**DATASET CONTENT**
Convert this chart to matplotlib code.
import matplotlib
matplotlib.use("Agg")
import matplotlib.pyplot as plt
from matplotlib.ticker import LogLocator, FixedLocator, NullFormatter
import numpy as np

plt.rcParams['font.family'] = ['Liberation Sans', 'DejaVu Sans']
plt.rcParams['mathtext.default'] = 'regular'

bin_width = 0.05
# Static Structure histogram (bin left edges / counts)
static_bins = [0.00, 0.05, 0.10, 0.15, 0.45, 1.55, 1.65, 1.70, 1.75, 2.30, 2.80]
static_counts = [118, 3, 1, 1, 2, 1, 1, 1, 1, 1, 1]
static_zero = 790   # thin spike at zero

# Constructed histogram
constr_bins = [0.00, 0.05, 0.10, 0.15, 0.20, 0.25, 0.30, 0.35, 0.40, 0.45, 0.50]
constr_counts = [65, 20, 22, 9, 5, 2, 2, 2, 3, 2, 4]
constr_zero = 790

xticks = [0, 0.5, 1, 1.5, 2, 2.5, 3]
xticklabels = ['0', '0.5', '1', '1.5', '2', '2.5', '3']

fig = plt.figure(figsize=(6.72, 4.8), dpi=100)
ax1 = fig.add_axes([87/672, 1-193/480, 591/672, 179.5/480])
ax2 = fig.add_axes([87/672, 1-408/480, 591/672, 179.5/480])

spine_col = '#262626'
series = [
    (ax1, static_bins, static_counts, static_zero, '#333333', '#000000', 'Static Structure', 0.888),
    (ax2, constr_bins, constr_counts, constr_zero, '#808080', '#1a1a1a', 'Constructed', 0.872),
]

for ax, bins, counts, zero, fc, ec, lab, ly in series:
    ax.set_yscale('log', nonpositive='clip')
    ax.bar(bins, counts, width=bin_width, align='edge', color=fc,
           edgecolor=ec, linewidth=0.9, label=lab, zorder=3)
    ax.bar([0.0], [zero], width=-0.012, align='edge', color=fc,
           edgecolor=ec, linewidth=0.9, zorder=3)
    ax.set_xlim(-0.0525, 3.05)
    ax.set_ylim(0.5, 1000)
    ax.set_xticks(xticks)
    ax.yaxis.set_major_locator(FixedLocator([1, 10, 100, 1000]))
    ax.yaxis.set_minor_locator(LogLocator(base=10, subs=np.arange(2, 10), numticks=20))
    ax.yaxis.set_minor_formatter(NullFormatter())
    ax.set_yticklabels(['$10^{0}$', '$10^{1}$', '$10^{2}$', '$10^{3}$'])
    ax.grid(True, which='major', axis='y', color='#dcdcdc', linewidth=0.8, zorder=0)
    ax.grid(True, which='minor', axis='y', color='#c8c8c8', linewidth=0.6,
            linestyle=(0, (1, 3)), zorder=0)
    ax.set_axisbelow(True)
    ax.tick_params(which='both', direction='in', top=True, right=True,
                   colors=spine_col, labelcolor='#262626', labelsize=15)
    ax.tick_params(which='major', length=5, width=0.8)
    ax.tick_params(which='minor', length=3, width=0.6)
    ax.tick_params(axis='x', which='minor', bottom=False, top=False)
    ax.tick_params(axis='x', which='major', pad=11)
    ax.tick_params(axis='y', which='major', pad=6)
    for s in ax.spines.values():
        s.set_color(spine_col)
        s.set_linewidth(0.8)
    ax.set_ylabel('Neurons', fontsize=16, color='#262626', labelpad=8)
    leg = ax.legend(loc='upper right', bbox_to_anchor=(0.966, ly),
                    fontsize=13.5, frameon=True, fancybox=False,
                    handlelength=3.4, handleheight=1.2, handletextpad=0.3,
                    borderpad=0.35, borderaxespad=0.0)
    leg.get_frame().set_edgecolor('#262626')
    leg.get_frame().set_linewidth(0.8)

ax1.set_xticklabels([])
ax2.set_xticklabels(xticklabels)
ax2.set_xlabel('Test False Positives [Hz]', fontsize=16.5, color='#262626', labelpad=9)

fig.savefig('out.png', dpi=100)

**THE PROBLEM**
The listing above must be transcribed exactly, line by line.

**FINISHED TASK**
Convert this chart to matplotlib code.
import matplotlib
matplotlib.use("Agg")
import matplotlib.pyplot as plt
from matplotlib.ticker import LogLocator, FixedLocator, NullFormatter
import numpy as np

plt.rcParams['font.family'] = ['Liberation Sans', 'DejaVu Sans']
plt.rcParams['mathtext.default'] = 'regular'

bin_width = 0.05
# Static Structure histogram (bin left edges / counts)
static_bins = [0.00, 0.05, 0.10, 0.15, 0.45, 1.55, 1.65, 1.70, 1.75, 2.30, 2.80]
static_counts = [118, 3, 1, 1, 2, 1, 1, 1, 1, 1, 1]
static_zero = 790   # thin spike at zero

# Constructed histogram
constr_bins = [0.00, 0.05, 0.10, 0.15, 0.20, 0.25, 0.30, 0.35, 0.40, 0.45, 0.50]
constr_counts = [65, 20, 22, 9, 5, 2, 2, 2, 3, 2, 4]
constr_zero = 790

xticks = [0, 0.5, 1, 1.5, 2, 2.5, 3]
xticklabels = ['0', '0.5', '1', '1.5', '2', '2.5', '3']

fig = plt.figure(figsize=(6.72, 4.8), dpi=100)
ax1 = fig.add_axes([87/672, 1-193/480, 591/672, 179.5/480])
ax2 = fig.add_axes([87/672, 1-408/480, 591/672, 179.5/480])

spine_col = '#262626'
series = [
    (ax1, static_bins, static_counts, static_zero, '#333333', '#000000', 'Static Structure', 0.888),
    (ax2, constr_bins, constr_counts, constr_zero, '#808080', '#1a1a1a', 'Constructed', 0.872),
]

for ax, bins, counts, zero, fc, ec, lab, ly in series:
    ax.set_yscale('log', nonpositive='clip')
    ax.bar(bins, counts, width=bin_width, align='edge', color=fc,
           edgecolor=ec, linewidth=0.9, label=lab, zorder=3)
    ax.bar([0.0], [zero], width=-0.012, align='edge', color=fc,
           edgecolor=ec, linewidth=0.9, zorder=3)
    ax.set_xlim(-0.0525, 3.05)
    ax.set_ylim(0.5, 1000)
    ax.set_xticks(xticks)
    ax.yaxis.set_major_locator(FixedLocator([1, 10, 100, 1000]))
    ax.yaxis.set_minor_locator(LogLocator(base=10, subs=np.arange(2, 10), numticks=20))
    ax.yaxis.set_minor_formatter(NullFormatter())
    ax.set_yticklabels(['$10^{0}$', '$10^{1}$', '$10^{2}$', '$10^{3}$'])
    ax.grid(True, which='major', axis='y', color='#dcdcdc', linewidth=0.8, zorder=0)
    ax.grid(True, which='minor', axis='y', color='#c8c8c8', linewidth=0.6,
            linestyle=(0, (1, 3)), zorder=0)
    ax.set_axisbelow(True)
    ax.tick_params(which='both', direction='in', top=True, right=True,
                   colors=spine_col, labelcolor='#262626', labelsize=15)
    ax.tick_params(which='major', length=5, width=0.8)
    ax.tick_params(which='minor', length=3, width=0.6)
    ax.tick_params(axis='x', which='minor', bottom=False, top=False)
    ax.tick_params(axis='x', which='major', pad=11)
    ax.tick_params(axis='y', which='major', pad=6)
    for s in ax.spines.values():
        s.set_color(spine_col)
        s.set_linewidth(0.8)
    ax.set_ylabel('Neurons', fontsize=16, color='#262626', labelpad=8)
    leg = ax.legend(loc='upper right', bbox_to_anchor=(0.966, ly),
                    fontsize=13.5, frameon=True, fancybox=False,
                    handlelength=3.4, handleheight=1.2, handletextpad=0.3,
                    borderpad=0.35, borderaxespad=0.0)
    leg.get_frame().set_edgecolor('#262626')
    leg.get_frame().set_linewidth(0.8)

ax1.set_xticklabels([])
ax2.set_xticklabels(xticklabels)
ax2.set_xlabel('Test False Positives [Hz]', fontsize=16.5, color='#262626', labelpad=9)

fig.savefig('out.png', dpi=100)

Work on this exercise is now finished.